A design-build consortium led by the Canadian parent company of Spokane Valley-based Graham Construction & Management Inc. has won a $343 million contract to design and build about 15 miles of a light-rail line in Denver.
Tim Loucks, Spokane Valley-based civil construction operations manager for Graham, says the office here did a significant amount of planning work toward the accepted proposal developed by the consortium, operating as Graham, Balfour Beatty, Hamon Constructors (GBBH).
GBBH is scheduled to begin work early next year on the North Metro Rail Line project extending north from Denver Union Station in the city’s downtown core, he says.
Loucks says Calgary-based Graham Group Ltd. is the lead contractor working with the two other contractor businesses, Dallas-based Balfour Beatty Construction and Denver-based Hamon Constructors Inc.
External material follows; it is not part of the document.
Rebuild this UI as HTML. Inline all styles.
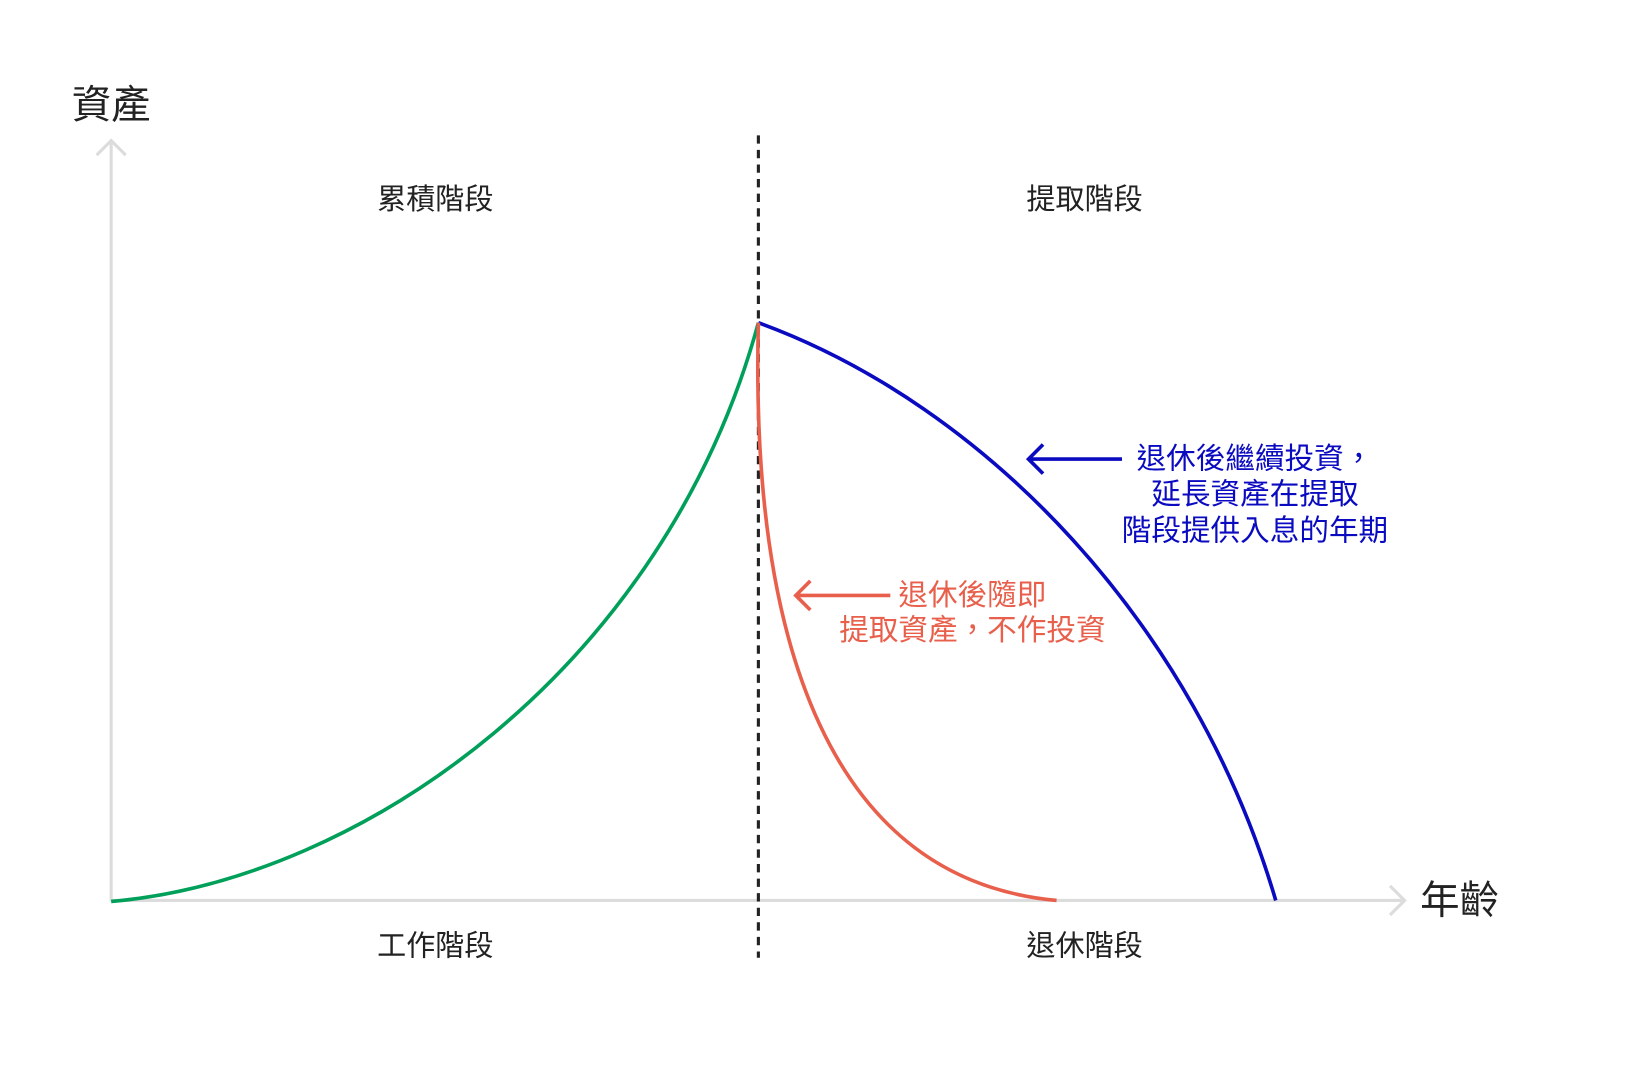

Employees from Graham’s offices in Spokane, Seattle, and Omaha, Neb., worked on the project proposal.
“Out of our group here, we provided a lot of the estimating and conceptual planning for putting the proposal together,” Loucks says.
He says Graham’s Spokane employees likely will be involved in construction work that’s expected to start late next year after the design work wraps up.
The GBBH consortium expects to finish the project by January 2018.
The Regional Transportation District in Denver awarded the contract and might have GBBH extend the project’s rail line length if additional funding becomes available, a district press release says.
The district on its website says it currently operates six light-rail lines that stop at 46 stations. The GBBH project falls under FasTracks, a voter-approved transit expansion program.
Under FasTracks, the district says it plans to build 122 miles of commuter rail and light rail, 18 miles of bus rapid transit service, add 21,000 parking spaces, redevelop Denver Union Station, and redirect bus service to better connect eight counties.